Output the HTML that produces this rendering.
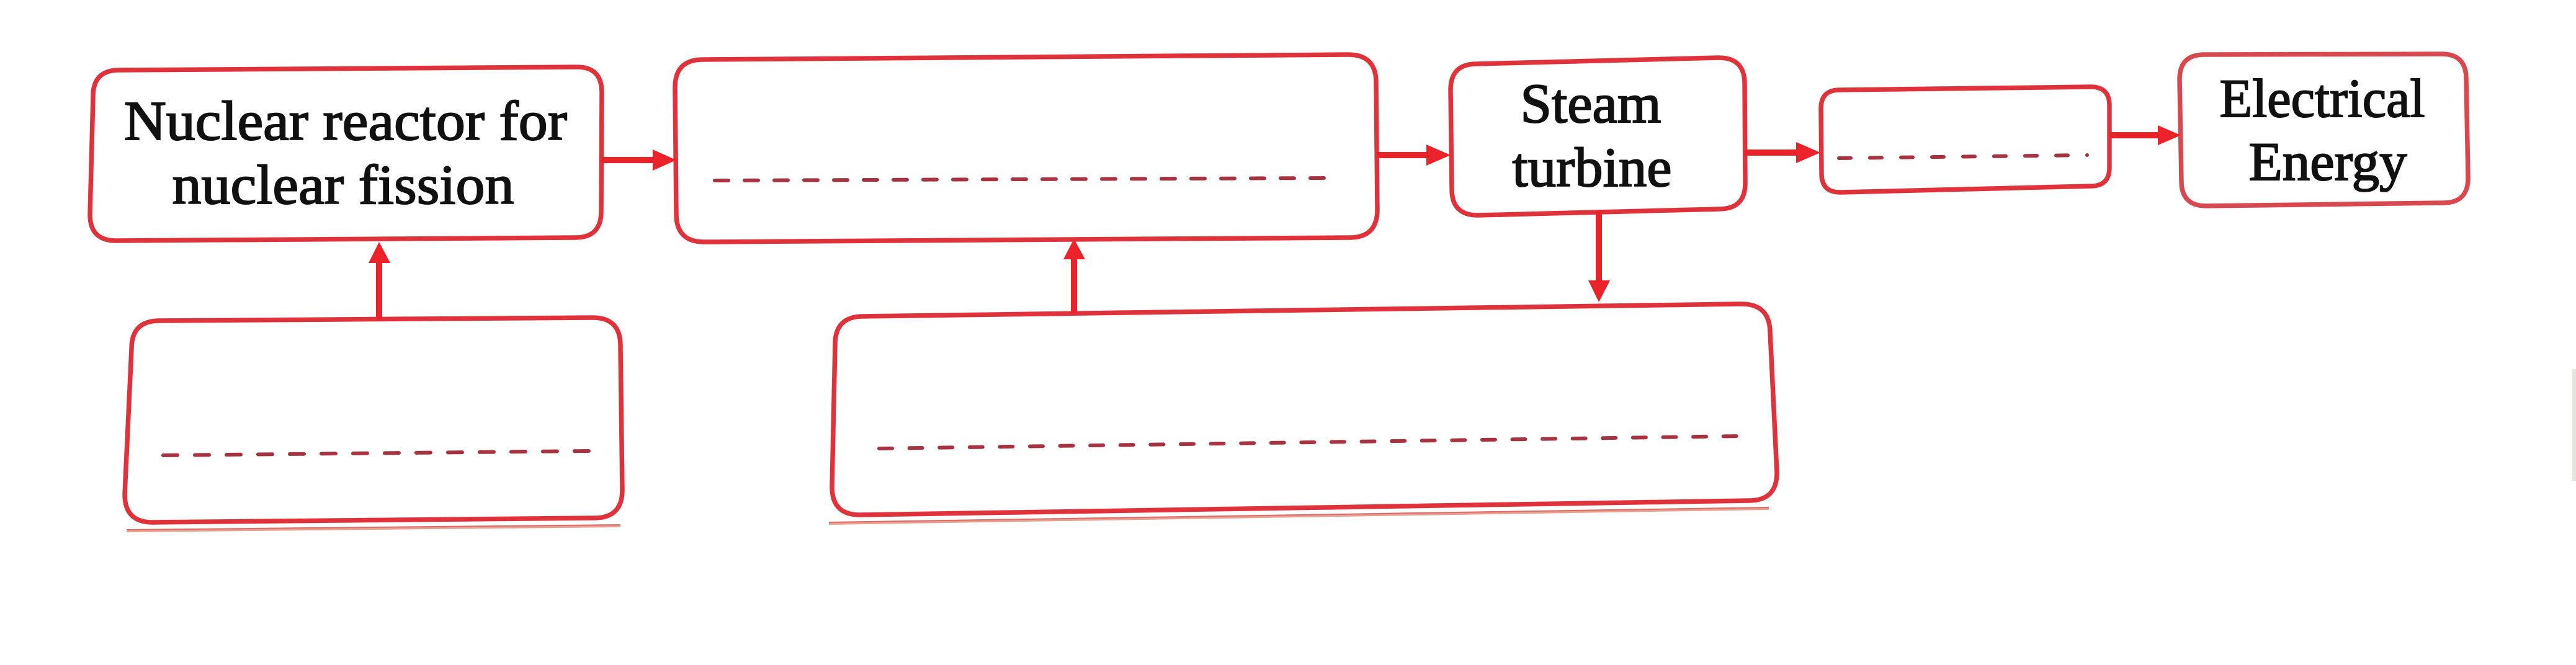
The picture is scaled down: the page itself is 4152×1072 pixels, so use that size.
<!DOCTYPE html>
<html>
<head>
<meta charset="utf-8">
<style>
  html, body { margin: 0; padding: 0; background: #ffffff; }
  body { width: 4152px; height: 1072px; overflow: hidden; }
  svg { display: block; }
  text { font-family: "Liberation Serif", "DejaVu Serif", serif; fill: #111111; stroke: #111111; stroke-width: 2px; }
</style>
</head>
<body>
<svg width="4152" height="1072" viewBox="0 0 4152 1072" xmlns="http://www.w3.org/2000/svg">
  <rect x="0" y="0" width="4152" height="1072" fill="#ffffff"/>
  <!-- faint right-edge strip -->
  <rect x="4146" y="595" width="6" height="180" fill="#e6e6de"/>

  <!-- underlines -->
  <line x1="204" y1="856" x2="1000" y2="848" stroke="#e8a090" stroke-width="4"/>
  <line x1="204" y1="854" x2="1000" y2="846" stroke="#de6a6a" stroke-width="2"/>
  <line x1="1336" y1="844" x2="2851" y2="820" stroke="#e8a090" stroke-width="4"/>
  <line x1="1336" y1="842" x2="2851" y2="818" stroke="#de6a6a" stroke-width="2"/>

  <g fill="none" stroke="#e0323b" stroke-width="7.5" stroke-linejoin="round">
    <!-- Box1: Nuclear reactor -->
    <path d="M192,113 L928,108 Q970,107 970,149 L969,341 Q969,383 927,383 L187,388 Q145,388 145,346 L150,155 Q150,113 192,113 Z"/>
    <!-- Box2 -->
    <path d="M1133,96 L2173,88 Q2218,88 2218,133 L2220,338 Q2220,383 2175,383 L1135,390 Q1090,390 1090,345 L1088,141 Q1088,96 1133,96 Z"/>
    <!-- Steam turbine -->
    <path d="M2380,103 L2770,93 Q2812,93 2812,135 L2813,295 Q2813,337 2771,337 L2382,347 Q2340,347 2340,305 L2338,145 Q2338,103 2380,103 Z"/>
    <!-- Box5 -->
    <path d="M2965,145 L3370,140 Q3400,140 3400,170 L3400,270 Q3400,300 3370,300 L2966,310 Q2936,310 2936,280 L2935,175 Q2935,145 2965,145 Z"/>
    <!-- Box3 -->
    <path d="M1391,510 L2807,490 Q2852,490 2853,535 L2864,762 Q2864,807 2819,807 L1386,830 Q1341,830 1341,785 L1346,555 Q1346,510 1391,510 Z"/>
    <!-- Box4 -->
    <path d="M257,517 L955,512 Q1000,512 1000,557 L1003,790 Q1003,835 958,835 L246,842 Q201,842 201,797 L212,562 Q212,517 257,517 Z"/>
  </g>
  <!-- Electrical Energy box (slightly lighter) -->
  <path d="M3553,88 L3935,87 Q3975,87 3975,127 L3978,287 Q3978,327 3938,327 L3556,332 Q3516,332 3516,292 L3513,128 Q3513,88 3553,88 Z" fill="none" stroke="#d9484e" stroke-width="7.5"/>

  <!-- dashed answer lines -->
  <g stroke="#a8323f" stroke-width="6" stroke-linecap="round" fill="none">
    <line x1="1152" y1="291" x2="2139" y2="287" stroke-dasharray="22 26"/>
    <line x1="263" y1="734" x2="951" y2="727" stroke-dasharray="23 28"/>
    <line x1="1417" y1="723" x2="2805" y2="703" stroke-dasharray="21 27.6"/>
    <line x1="2964" y1="255" x2="3364" y2="250" stroke-dasharray="19 31"/>
  </g>

  <!-- connectors -->
  <g stroke="#ea2229" stroke-width="10" fill="none">
    <line x1="970" y1="258" x2="1058" y2="258"/>
    <line x1="2219" y1="250" x2="2304" y2="250"/>
    <line x1="2812" y1="246" x2="2900" y2="246"/>
    <line x1="3400" y1="218" x2="3484" y2="218"/>
    <line x1="611" y1="515" x2="611" y2="420"/>
    <line x1="1731" y1="505" x2="1731" y2="414"/>
    <line x1="2577" y1="340" x2="2577" y2="456"/>
  </g>
  <g fill="#ea2229">
    <polygon points="1052,241 1090,258 1052,275"/>
    <polygon points="2299,233 2338,250 2299,267"/>
    <polygon points="2895,229 2934,246 2895,263"/>
    <polygon points="3478,202 3515,218 3478,234"/>
    <polygon points="594,424 611,390 629,424"/>
    <polygon points="1714,418 1731,385 1749,418"/>
    <polygon points="2560,452 2577,487 2595,452"/>
  </g>

  <!-- labels -->
  <text x="557" y="225" font-size="90" text-anchor="middle" textLength="714" lengthAdjust="spacingAndGlyphs">Nuclear reactor for</text>
  <text x="553" y="328" font-size="90" text-anchor="middle" textLength="551" lengthAdjust="spacingAndGlyphs">nuclear fission</text>
  <text x="2564" y="197" font-size="90" text-anchor="middle" textLength="227" lengthAdjust="spacingAndGlyphs">Steam</text>
  <text x="2566" y="300" font-size="90" text-anchor="middle" textLength="257" lengthAdjust="spacingAndGlyphs">turbine</text>
  <text x="3743" y="188" font-size="88" text-anchor="middle" textLength="331" lengthAdjust="spacingAndGlyphs">Electrical</text>
  <text x="3752" y="290" font-size="88" text-anchor="middle" textLength="255" lengthAdjust="spacingAndGlyphs">Energy</text>
</svg>
</body>
</html>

-.-.-

**Instruction**
Set down the material above as is, without any pictures.

**Exercise solution**
Output the HTML that produces this rendering.
The picture is scaled down: the page itself is 4152×1072 pixels, so use that size.
<!DOCTYPE html>
<html>
<head>
<meta charset="utf-8">
<style>
  html, body { margin: 0; padding: 0; background: #ffffff; }
  body { width: 4152px; height: 1072px; overflow: hidden; }
  svg { display: block; }
  text { font-family: "Liberation Serif", "DejaVu Serif", serif; fill: #111111; stroke: #111111; stroke-width: 2px; }
</style>
</head>
<body>
<svg width="4152" height="1072" viewBox="0 0 4152 1072" xmlns="http://www.w3.org/2000/svg">
  <rect x="0" y="0" width="4152" height="1072" fill="#ffffff"/>
  <!-- faint right-edge strip -->
  <rect x="4146" y="595" width="6" height="180" fill="#e6e6de"/>

  <!-- underlines -->
  <line x1="204" y1="856" x2="1000" y2="848" stroke="#e8a090" stroke-width="4"/>
  <line x1="204" y1="854" x2="1000" y2="846" stroke="#de6a6a" stroke-width="2"/>
  <line x1="1336" y1="844" x2="2851" y2="820" stroke="#e8a090" stroke-width="4"/>
  <line x1="1336" y1="842" x2="2851" y2="818" stroke="#de6a6a" stroke-width="2"/>

  <g fill="none" stroke="#e0323b" stroke-width="7.5" stroke-linejoin="round">
    <!-- Box1: Nuclear reactor -->
    <path d="M192,113 L928,108 Q970,107 970,149 L969,341 Q969,383 927,383 L187,388 Q145,388 145,346 L150,155 Q150,113 192,113 Z"/>
    <!-- Box2 -->
    <path d="M1133,96 L2173,88 Q2218,88 2218,133 L2220,338 Q2220,383 2175,383 L1135,390 Q1090,390 1090,345 L1088,141 Q1088,96 1133,96 Z"/>
    <!-- Steam turbine -->
    <path d="M2380,103 L2770,93 Q2812,93 2812,135 L2813,295 Q2813,337 2771,337 L2382,347 Q2340,347 2340,305 L2338,145 Q2338,103 2380,103 Z"/>
    <!-- Box5 -->
    <path d="M2965,145 L3370,140 Q3400,140 3400,170 L3400,270 Q3400,300 3370,300 L2966,310 Q2936,310 2936,280 L2935,175 Q2935,145 2965,145 Z"/>
    <!-- Box3 -->
    <path d="M1391,510 L2807,490 Q2852,490 2853,535 L2864,762 Q2864,807 2819,807 L1386,830 Q1341,830 1341,785 L1346,555 Q1346,510 1391,510 Z"/>
    <!-- Box4 -->
    <path d="M257,517 L955,512 Q1000,512 1000,557 L1003,790 Q1003,835 958,835 L246,842 Q201,842 201,797 L212,562 Q212,517 257,517 Z"/>
  </g>
  <!-- Electrical Energy box (slightly lighter) -->
  <path d="M3553,88 L3935,87 Q3975,87 3975,127 L3978,287 Q3978,327 3938,327 L3556,332 Q3516,332 3516,292 L3513,128 Q3513,88 3553,88 Z" fill="none" stroke="#d9484e" stroke-width="7.5"/>

  <!-- dashed answer lines -->
  <g stroke="#a8323f" stroke-width="6" stroke-linecap="round" fill="none">
    <line x1="1152" y1="291" x2="2139" y2="287" stroke-dasharray="22 26"/>
    <line x1="263" y1="734" x2="951" y2="727" stroke-dasharray="23 28"/>
    <line x1="1417" y1="723" x2="2805" y2="703" stroke-dasharray="21 27.6"/>
    <line x1="2964" y1="255" x2="3364" y2="250" stroke-dasharray="19 31"/>
  </g>

  <!-- connectors -->
  <g stroke="#ea2229" stroke-width="10" fill="none">
    <line x1="970" y1="258" x2="1058" y2="258"/>
    <line x1="2219" y1="250" x2="2304" y2="250"/>
    <line x1="2812" y1="246" x2="2900" y2="246"/>
    <line x1="3400" y1="218" x2="3484" y2="218"/>
    <line x1="611" y1="515" x2="611" y2="420"/>
    <line x1="1731" y1="505" x2="1731" y2="414"/>
    <line x1="2577" y1="340" x2="2577" y2="456"/>
  </g>
  <g fill="#ea2229">
    <polygon points="1052,241 1090,258 1052,275"/>
    <polygon points="2299,233 2338,250 2299,267"/>
    <polygon points="2895,229 2934,246 2895,263"/>
    <polygon points="3478,202 3515,218 3478,234"/>
    <polygon points="594,424 611,390 629,424"/>
    <polygon points="1714,418 1731,385 1749,418"/>
    <polygon points="2560,452 2577,487 2595,452"/>
  </g>

  <!-- labels -->
  <text x="557" y="225" font-size="90" text-anchor="middle" textLength="714" lengthAdjust="spacingAndGlyphs">Nuclear reactor for</text>
  <text x="553" y="328" font-size="90" text-anchor="middle" textLength="551" lengthAdjust="spacingAndGlyphs">nuclear fission</text>
  <text x="2564" y="197" font-size="90" text-anchor="middle" textLength="227" lengthAdjust="spacingAndGlyphs">Steam</text>
  <text x="2566" y="300" font-size="90" text-anchor="middle" textLength="257" lengthAdjust="spacingAndGlyphs">turbine</text>
  <text x="3743" y="188" font-size="88" text-anchor="middle" textLength="331" lengthAdjust="spacingAndGlyphs">Electrical</text>
  <text x="3752" y="290" font-size="88" text-anchor="middle" textLength="255" lengthAdjust="spacingAndGlyphs">Energy</text>
</svg>
</body>
</html>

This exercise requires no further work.